▶ _SHORT PROBLEM_
Return every line of the records below verbatim, with no pictures in the copy.

◆ ◆ ◆ ◆ ◆ ◆ ◆

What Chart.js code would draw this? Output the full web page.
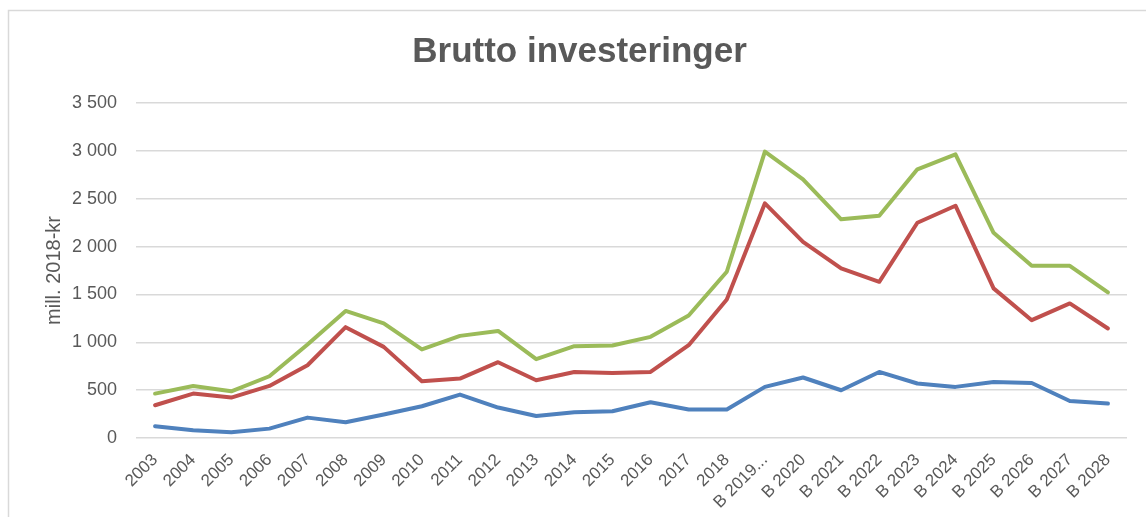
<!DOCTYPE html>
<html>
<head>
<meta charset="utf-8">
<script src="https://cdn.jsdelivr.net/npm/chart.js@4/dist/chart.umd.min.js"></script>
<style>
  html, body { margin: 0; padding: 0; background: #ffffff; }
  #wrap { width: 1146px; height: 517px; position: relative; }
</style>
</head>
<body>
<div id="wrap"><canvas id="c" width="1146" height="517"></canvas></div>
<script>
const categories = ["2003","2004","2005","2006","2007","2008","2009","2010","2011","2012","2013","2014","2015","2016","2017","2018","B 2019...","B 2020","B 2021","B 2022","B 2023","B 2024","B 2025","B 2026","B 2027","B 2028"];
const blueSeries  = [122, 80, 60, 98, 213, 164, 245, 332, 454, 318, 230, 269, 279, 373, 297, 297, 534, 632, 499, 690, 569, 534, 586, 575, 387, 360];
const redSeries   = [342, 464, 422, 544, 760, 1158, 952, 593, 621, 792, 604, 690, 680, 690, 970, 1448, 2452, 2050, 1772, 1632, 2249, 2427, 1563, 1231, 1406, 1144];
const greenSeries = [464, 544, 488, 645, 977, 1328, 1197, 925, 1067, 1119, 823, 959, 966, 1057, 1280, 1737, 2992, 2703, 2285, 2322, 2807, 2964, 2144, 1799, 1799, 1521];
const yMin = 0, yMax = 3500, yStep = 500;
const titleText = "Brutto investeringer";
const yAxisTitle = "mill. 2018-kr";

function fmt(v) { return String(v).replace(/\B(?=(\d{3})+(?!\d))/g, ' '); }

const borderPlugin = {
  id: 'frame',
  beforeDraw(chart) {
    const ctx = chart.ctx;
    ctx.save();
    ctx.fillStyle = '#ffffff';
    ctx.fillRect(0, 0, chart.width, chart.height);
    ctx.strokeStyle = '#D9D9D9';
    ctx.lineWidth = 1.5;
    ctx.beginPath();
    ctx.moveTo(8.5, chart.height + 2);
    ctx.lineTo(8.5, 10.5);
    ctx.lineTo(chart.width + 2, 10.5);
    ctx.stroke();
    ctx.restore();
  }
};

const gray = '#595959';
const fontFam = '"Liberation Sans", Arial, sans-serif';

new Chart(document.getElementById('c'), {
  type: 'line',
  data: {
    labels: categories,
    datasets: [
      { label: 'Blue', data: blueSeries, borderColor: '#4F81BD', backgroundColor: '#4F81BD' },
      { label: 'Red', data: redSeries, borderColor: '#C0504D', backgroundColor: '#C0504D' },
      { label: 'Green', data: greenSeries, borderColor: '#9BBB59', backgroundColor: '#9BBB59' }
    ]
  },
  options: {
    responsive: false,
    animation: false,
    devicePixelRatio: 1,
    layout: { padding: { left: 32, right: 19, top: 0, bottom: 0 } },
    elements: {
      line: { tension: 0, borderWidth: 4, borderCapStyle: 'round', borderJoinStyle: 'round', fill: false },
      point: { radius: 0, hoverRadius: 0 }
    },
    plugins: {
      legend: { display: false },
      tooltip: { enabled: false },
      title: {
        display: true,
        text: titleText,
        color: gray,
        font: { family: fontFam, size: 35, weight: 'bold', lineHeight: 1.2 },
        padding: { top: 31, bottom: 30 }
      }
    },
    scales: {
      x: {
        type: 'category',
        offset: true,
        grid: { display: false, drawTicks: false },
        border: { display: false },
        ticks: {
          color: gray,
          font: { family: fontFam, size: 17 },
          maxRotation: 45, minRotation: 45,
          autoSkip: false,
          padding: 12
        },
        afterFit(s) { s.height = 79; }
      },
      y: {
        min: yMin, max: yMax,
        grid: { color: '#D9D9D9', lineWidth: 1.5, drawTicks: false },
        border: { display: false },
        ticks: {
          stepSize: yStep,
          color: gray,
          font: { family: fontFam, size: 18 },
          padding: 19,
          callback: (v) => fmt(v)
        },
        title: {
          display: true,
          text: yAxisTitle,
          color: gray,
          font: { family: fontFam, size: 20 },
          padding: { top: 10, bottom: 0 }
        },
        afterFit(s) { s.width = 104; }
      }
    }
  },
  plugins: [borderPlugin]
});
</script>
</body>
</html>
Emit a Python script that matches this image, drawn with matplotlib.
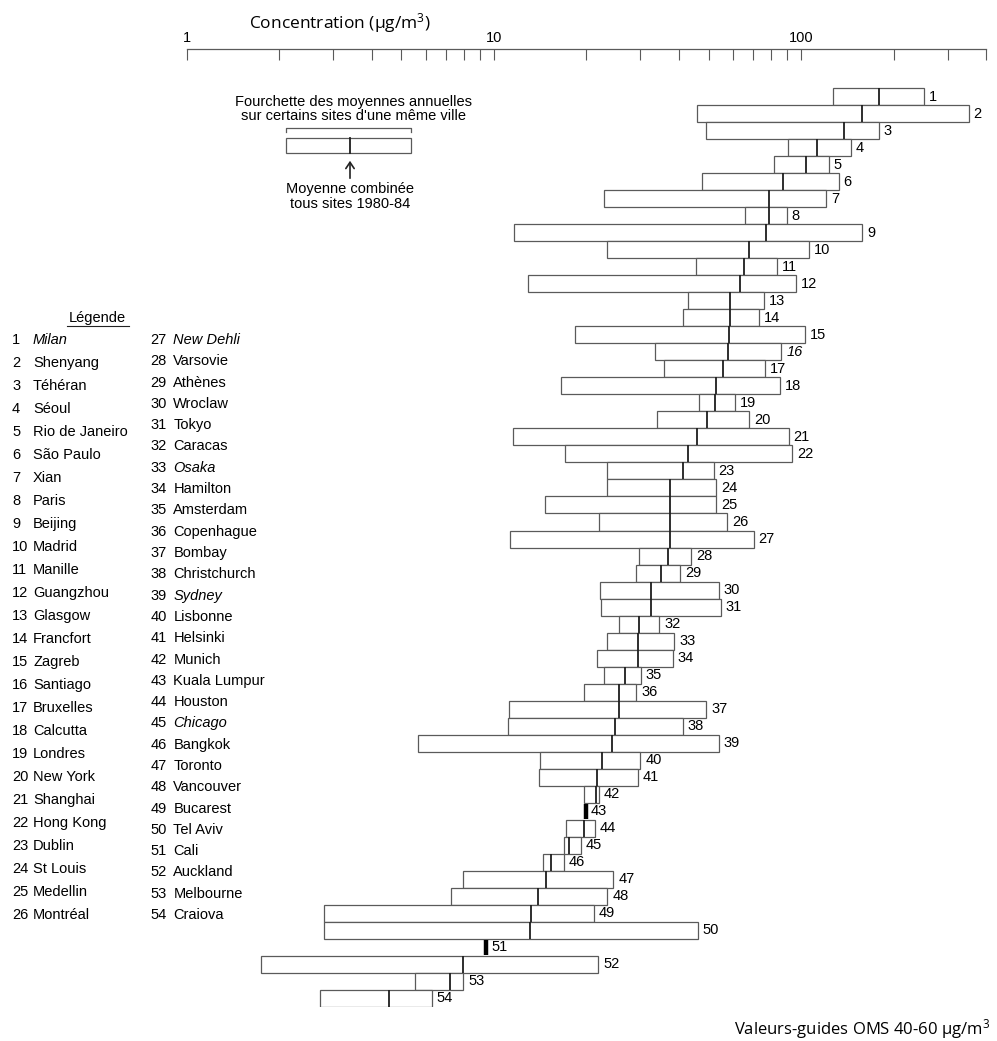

◆ ◆ ◆ ◆ ◆ ◆ ◆

▶ _SOLUTION FOR THIS EXERCISE_
What Chart.js code would draw this? Output the full web page.
<!DOCTYPE html>
<html>
<head>
<meta charset="utf-8">
<script src="https://cdn.jsdelivr.net/npm/chart.js@4/dist/chart.umd.min.js"></script>
<style>
  html, body { margin: 0; padding: 0; background: #ffffff; }
  #wrap { width: 1146px; height: 517px; position: relative; }
</style>
</head>
<body>
<div id="wrap"><canvas id="c" width="1146" height="517"></canvas></div>
<script>
const categories = ["2003","2004","2005","2006","2007","2008","2009","2010","2011","2012","2013","2014","2015","2016","2017","2018","B 2019...","B 2020","B 2021","B 2022","B 2023","B 2024","B 2025","B 2026","B 2027","B 2028"];
const blueSeries  = [122, 80, 60, 98, 213, 164, 245, 332, 454, 318, 230, 269, 279, 373, 297, 297, 534, 632, 499, 690, 569, 534, 586, 575, 387, 360];
const redSeries   = [342, 464, 422, 544, 760, 1158, 952, 593, 621, 792, 604, 690, 680, 690, 970, 1448, 2452, 2050, 1772, 1632, 2249, 2427, 1563, 1231, 1406, 1144];
const greenSeries = [464, 544, 488, 645, 977, 1328, 1197, 925, 1067, 1119, 823, 959, 966, 1057, 1280, 1737, 2992, 2703, 2285, 2322, 2807, 2964, 2144, 1799, 1799, 1521];
const yMin = 0, yMax = 3500, yStep = 500;
const titleText = "Brutto investeringer";
const yAxisTitle = "mill. 2018-kr";

function fmt(v) { return String(v).replace(/\B(?=(\d{3})+(?!\d))/g, ' '); }

const borderPlugin = {
  id: 'frame',
  beforeDraw(chart) {
    const ctx = chart.ctx;
    ctx.save();
    ctx.fillStyle = '#ffffff';
    ctx.fillRect(0, 0, chart.width, chart.height);
    ctx.strokeStyle = '#D9D9D9';
    ctx.lineWidth = 1.5;
    ctx.beginPath();
    ctx.moveTo(8.5, chart.height + 2);
    ctx.lineTo(8.5, 10.5);
    ctx.lineTo(chart.width + 2, 10.5);
    ctx.stroke();
    ctx.restore();
  }
};

const gray = '#595959';
const fontFam = '"Liberation Sans", Arial, sans-serif';

new Chart(document.getElementById('c'), {
  type: 'line',
  data: {
    labels: categories,
    datasets: [
      { label: 'Blue', data: blueSeries, borderColor: '#4F81BD', backgroundColor: '#4F81BD' },
      { label: 'Red', data: redSeries, borderColor: '#C0504D', backgroundColor: '#C0504D' },
      { label: 'Green', data: greenSeries, borderColor: '#9BBB59', backgroundColor: '#9BBB59' }
    ]
  },
  options: {
    responsive: false,
    animation: false,
    devicePixelRatio: 1,
    layout: { padding: { left: 32, right: 19, top: 0, bottom: 0 } },
    elements: {
      line: { tension: 0, borderWidth: 4, borderCapStyle: 'round', borderJoinStyle: 'round', fill: false },
      point: { radius: 0, hoverRadius: 0 }
    },
    plugins: {
      legend: { display: false },
      tooltip: { enabled: false },
      title: {
        display: true,
        text: titleText,
        color: gray,
        font: { family: fontFam, size: 35, weight: 'bold', lineHeight: 1.2 },
        padding: { top: 31, bottom: 30 }
      }
    },
    scales: {
      x: {
        type: 'category',
        offset: true,
        grid: { display: false, drawTicks: false },
        border: { display: false },
        ticks: {
          color: gray,
          font: { family: fontFam, size: 17 },
          maxRotation: 45, minRotation: 45,
          autoSkip: false,
          padding: 12
        },
        afterFit(s) { s.height = 79; }
      },
      y: {
        min: yMin, max: yMax,
        grid: { color: '#D9D9D9', lineWidth: 1.5, drawTicks: false },
        border: { display: false },
        ticks: {
          stepSize: yStep,
          color: gray,
          font: { family: fontFam, size: 18 },
          padding: 19,
          callback: (v) => fmt(v)
        },
        title: {
          display: true,
          text: yAxisTitle,
          color: gray,
          font: { family: fontFam, size: 20 },
          padding: { top: 10, bottom: 0 }
        },
        afterFit(s) { s.width = 104; }
      }
    }
  },
  plugins: [borderPlugin]
});
</script>
</body>
</html>
Emit a Python script that matches this image, drawn with matplotlib.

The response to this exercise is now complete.